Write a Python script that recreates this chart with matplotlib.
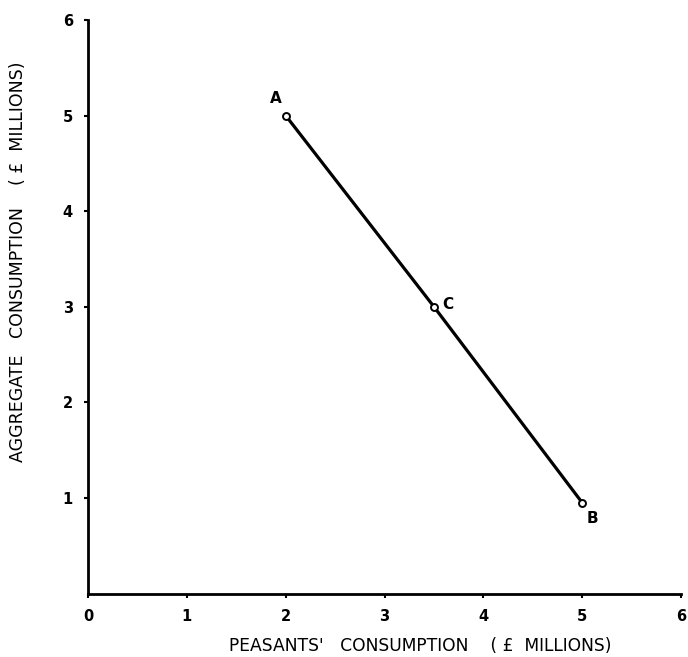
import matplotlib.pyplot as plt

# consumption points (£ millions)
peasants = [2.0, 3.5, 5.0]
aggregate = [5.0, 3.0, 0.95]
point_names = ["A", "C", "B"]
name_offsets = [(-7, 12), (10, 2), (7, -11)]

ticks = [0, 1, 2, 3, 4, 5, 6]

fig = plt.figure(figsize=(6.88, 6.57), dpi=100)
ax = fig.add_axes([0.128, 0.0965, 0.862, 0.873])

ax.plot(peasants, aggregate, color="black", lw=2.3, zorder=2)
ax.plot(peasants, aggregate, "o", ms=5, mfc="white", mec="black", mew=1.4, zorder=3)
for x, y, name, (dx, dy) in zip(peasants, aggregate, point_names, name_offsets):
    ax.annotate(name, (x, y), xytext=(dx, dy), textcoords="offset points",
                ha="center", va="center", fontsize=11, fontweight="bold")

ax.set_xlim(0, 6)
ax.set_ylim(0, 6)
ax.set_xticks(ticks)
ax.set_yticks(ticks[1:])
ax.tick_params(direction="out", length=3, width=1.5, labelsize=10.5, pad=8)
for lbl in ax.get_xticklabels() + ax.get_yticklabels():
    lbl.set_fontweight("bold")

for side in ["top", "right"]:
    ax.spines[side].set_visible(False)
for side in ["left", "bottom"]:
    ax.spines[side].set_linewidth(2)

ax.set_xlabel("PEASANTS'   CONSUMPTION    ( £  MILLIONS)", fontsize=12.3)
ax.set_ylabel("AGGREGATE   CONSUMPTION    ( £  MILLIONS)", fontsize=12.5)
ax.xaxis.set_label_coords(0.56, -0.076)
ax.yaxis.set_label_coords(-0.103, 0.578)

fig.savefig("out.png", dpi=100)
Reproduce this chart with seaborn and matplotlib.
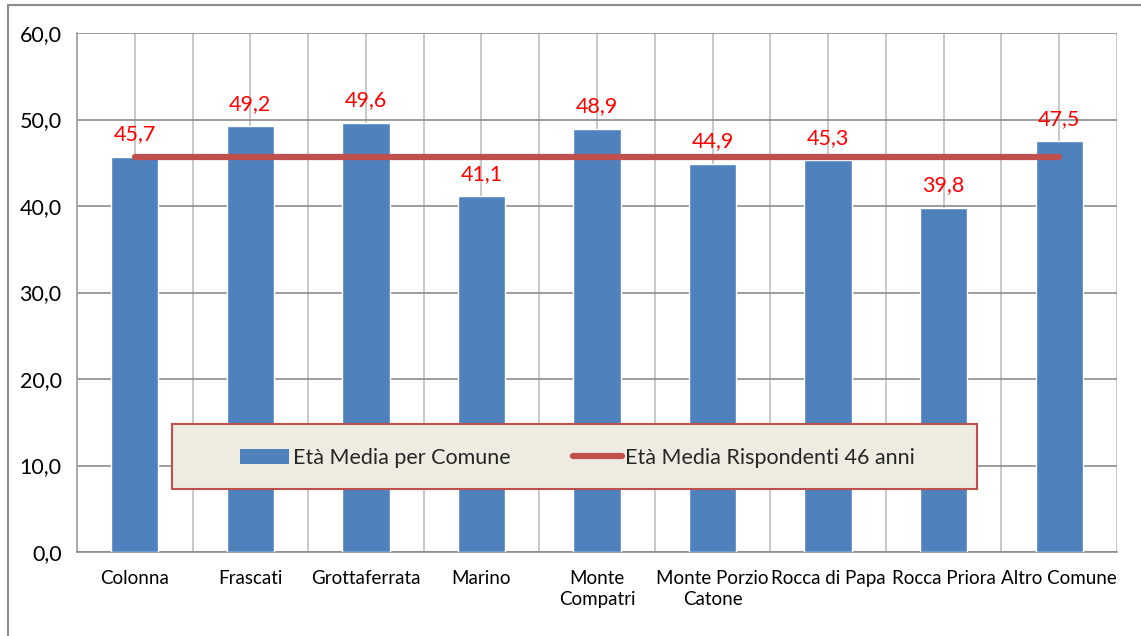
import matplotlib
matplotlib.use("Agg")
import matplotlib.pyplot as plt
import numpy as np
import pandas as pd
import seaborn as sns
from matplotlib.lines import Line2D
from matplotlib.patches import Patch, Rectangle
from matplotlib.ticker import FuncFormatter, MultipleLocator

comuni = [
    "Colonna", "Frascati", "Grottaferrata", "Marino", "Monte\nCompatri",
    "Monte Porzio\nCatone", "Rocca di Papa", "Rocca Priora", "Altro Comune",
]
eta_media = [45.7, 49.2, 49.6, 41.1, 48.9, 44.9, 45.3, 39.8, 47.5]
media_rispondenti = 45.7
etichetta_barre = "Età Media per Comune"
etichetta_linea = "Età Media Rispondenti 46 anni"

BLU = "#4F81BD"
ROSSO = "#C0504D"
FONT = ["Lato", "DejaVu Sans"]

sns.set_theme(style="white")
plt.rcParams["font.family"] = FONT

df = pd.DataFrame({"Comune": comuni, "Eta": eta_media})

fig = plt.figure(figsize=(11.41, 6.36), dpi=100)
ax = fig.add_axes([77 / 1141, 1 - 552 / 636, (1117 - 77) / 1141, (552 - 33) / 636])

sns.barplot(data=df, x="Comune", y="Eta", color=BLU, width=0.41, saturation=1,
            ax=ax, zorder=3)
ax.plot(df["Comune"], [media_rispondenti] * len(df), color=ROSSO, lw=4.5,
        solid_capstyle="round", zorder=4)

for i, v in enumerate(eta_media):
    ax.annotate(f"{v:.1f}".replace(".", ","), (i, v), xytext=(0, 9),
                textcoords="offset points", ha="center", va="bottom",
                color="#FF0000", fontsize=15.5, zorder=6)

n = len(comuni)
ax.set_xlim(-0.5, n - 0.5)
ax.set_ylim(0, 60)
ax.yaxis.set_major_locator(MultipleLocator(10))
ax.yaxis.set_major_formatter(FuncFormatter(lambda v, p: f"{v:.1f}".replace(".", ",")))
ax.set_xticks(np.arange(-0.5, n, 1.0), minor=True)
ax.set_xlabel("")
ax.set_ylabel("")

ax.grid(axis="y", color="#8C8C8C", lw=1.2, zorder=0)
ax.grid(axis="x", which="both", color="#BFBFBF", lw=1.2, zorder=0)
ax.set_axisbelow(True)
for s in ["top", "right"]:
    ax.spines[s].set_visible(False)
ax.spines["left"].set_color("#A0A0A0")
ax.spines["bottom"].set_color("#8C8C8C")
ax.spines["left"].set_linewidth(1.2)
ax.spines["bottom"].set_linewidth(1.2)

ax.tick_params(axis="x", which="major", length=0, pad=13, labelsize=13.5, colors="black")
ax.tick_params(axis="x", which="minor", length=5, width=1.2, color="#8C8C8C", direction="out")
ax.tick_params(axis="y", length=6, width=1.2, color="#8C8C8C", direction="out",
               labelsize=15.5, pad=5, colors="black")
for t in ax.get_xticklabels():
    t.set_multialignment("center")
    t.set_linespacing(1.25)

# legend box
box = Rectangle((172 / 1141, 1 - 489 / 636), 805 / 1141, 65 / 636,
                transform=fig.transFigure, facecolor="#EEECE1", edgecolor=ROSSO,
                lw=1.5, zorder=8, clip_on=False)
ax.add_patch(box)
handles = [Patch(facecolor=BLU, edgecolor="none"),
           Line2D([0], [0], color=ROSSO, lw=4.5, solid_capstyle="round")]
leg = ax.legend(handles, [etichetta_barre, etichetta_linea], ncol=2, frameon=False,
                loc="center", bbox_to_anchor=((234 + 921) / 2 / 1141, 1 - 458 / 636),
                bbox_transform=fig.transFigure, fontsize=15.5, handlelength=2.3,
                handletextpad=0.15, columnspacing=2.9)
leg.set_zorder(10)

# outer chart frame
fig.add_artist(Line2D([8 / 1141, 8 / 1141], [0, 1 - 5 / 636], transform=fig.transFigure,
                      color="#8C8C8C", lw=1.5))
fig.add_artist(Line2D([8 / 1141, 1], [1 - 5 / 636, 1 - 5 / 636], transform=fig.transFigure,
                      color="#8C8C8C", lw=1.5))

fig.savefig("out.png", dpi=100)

*Do this*. Restate the whole listing above exactly, except for its images.

*The solution*.
Write a Python script that recreates this chart with matplotlib.
import matplotlib.pyplot as plt

# consumption points (£ millions)
peasants = [2.0, 3.5, 5.0]
aggregate = [5.0, 3.0, 0.95]
point_names = ["A", "C", "B"]
name_offsets = [(-7, 12), (10, 2), (7, -11)]

ticks = [0, 1, 2, 3, 4, 5, 6]

fig = plt.figure(figsize=(6.88, 6.57), dpi=100)
ax = fig.add_axes([0.128, 0.0965, 0.862, 0.873])

ax.plot(peasants, aggregate, color="black", lw=2.3, zorder=2)
ax.plot(peasants, aggregate, "o", ms=5, mfc="white", mec="black", mew=1.4, zorder=3)
for x, y, name, (dx, dy) in zip(peasants, aggregate, point_names, name_offsets):
    ax.annotate(name, (x, y), xytext=(dx, dy), textcoords="offset points",
                ha="center", va="center", fontsize=11, fontweight="bold")

ax.set_xlim(0, 6)
ax.set_ylim(0, 6)
ax.set_xticks(ticks)
ax.set_yticks(ticks[1:])
ax.tick_params(direction="out", length=3, width=1.5, labelsize=10.5, pad=8)
for lbl in ax.get_xticklabels() + ax.get_yticklabels():
    lbl.set_fontweight("bold")

for side in ["top", "right"]:
    ax.spines[side].set_visible(False)
for side in ["left", "bottom"]:
    ax.spines[side].set_linewidth(2)

ax.set_xlabel("PEASANTS'   CONSUMPTION    ( £  MILLIONS)", fontsize=12.3)
ax.set_ylabel("AGGREGATE   CONSUMPTION    ( £  MILLIONS)", fontsize=12.5)
ax.xaxis.set_label_coords(0.56, -0.076)
ax.yaxis.set_label_coords(-0.103, 0.578)

fig.savefig("out.png", dpi=100)
Reproduce this chart with seaborn and matplotlib.
import matplotlib
matplotlib.use("Agg")
import matplotlib.pyplot as plt
import numpy as np
import pandas as pd
import seaborn as sns
from matplotlib.lines import Line2D
from matplotlib.patches import Patch, Rectangle
from matplotlib.ticker import FuncFormatter, MultipleLocator

comuni = [
    "Colonna", "Frascati", "Grottaferrata", "Marino", "Monte\nCompatri",
    "Monte Porzio\nCatone", "Rocca di Papa", "Rocca Priora", "Altro Comune",
]
eta_media = [45.7, 49.2, 49.6, 41.1, 48.9, 44.9, 45.3, 39.8, 47.5]
media_rispondenti = 45.7
etichetta_barre = "Età Media per Comune"
etichetta_linea = "Età Media Rispondenti 46 anni"

BLU = "#4F81BD"
ROSSO = "#C0504D"
FONT = ["Lato", "DejaVu Sans"]

sns.set_theme(style="white")
plt.rcParams["font.family"] = FONT

df = pd.DataFrame({"Comune": comuni, "Eta": eta_media})

fig = plt.figure(figsize=(11.41, 6.36), dpi=100)
ax = fig.add_axes([77 / 1141, 1 - 552 / 636, (1117 - 77) / 1141, (552 - 33) / 636])

sns.barplot(data=df, x="Comune", y="Eta", color=BLU, width=0.41, saturation=1,
            ax=ax, zorder=3)
ax.plot(df["Comune"], [media_rispondenti] * len(df), color=ROSSO, lw=4.5,
        solid_capstyle="round", zorder=4)

for i, v in enumerate(eta_media):
    ax.annotate(f"{v:.1f}".replace(".", ","), (i, v), xytext=(0, 9),
                textcoords="offset points", ha="center", va="bottom",
                color="#FF0000", fontsize=15.5, zorder=6)

n = len(comuni)
ax.set_xlim(-0.5, n - 0.5)
ax.set_ylim(0, 60)
ax.yaxis.set_major_locator(MultipleLocator(10))
ax.yaxis.set_major_formatter(FuncFormatter(lambda v, p: f"{v:.1f}".replace(".", ",")))
ax.set_xticks(np.arange(-0.5, n, 1.0), minor=True)
ax.set_xlabel("")
ax.set_ylabel("")

ax.grid(axis="y", color="#8C8C8C", lw=1.2, zorder=0)
ax.grid(axis="x", which="both", color="#BFBFBF", lw=1.2, zorder=0)
ax.set_axisbelow(True)
for s in ["top", "right"]:
    ax.spines[s].set_visible(False)
ax.spines["left"].set_color("#A0A0A0")
ax.spines["bottom"].set_color("#8C8C8C")
ax.spines["left"].set_linewidth(1.2)
ax.spines["bottom"].set_linewidth(1.2)

ax.tick_params(axis="x", which="major", length=0, pad=13, labelsize=13.5, colors="black")
ax.tick_params(axis="x", which="minor", length=5, width=1.2, color="#8C8C8C", direction="out")
ax.tick_params(axis="y", length=6, width=1.2, color="#8C8C8C", direction="out",
               labelsize=15.5, pad=5, colors="black")
for t in ax.get_xticklabels():
    t.set_multialignment("center")
    t.set_linespacing(1.25)

# legend box
box = Rectangle((172 / 1141, 1 - 489 / 636), 805 / 1141, 65 / 636,
                transform=fig.transFigure, facecolor="#EEECE1", edgecolor=ROSSO,
                lw=1.5, zorder=8, clip_on=False)
ax.add_patch(box)
handles = [Patch(facecolor=BLU, edgecolor="none"),
           Line2D([0], [0], color=ROSSO, lw=4.5, solid_capstyle="round")]
leg = ax.legend(handles, [etichetta_barre, etichetta_linea], ncol=2, frameon=False,
                loc="center", bbox_to_anchor=((234 + 921) / 2 / 1141, 1 - 458 / 636),
                bbox_transform=fig.transFigure, fontsize=15.5, handlelength=2.3,
                handletextpad=0.15, columnspacing=2.9)
leg.set_zorder(10)

# outer chart frame
fig.add_artist(Line2D([8 / 1141, 8 / 1141], [0, 1 - 5 / 636], transform=fig.transFigure,
                      color="#8C8C8C", lw=1.5))
fig.add_artist(Line2D([8 / 1141, 1], [1 - 5 / 636, 1 - 5 / 636], transform=fig.transFigure,
                      color="#8C8C8C", lw=1.5))

fig.savefig("out.png", dpi=100)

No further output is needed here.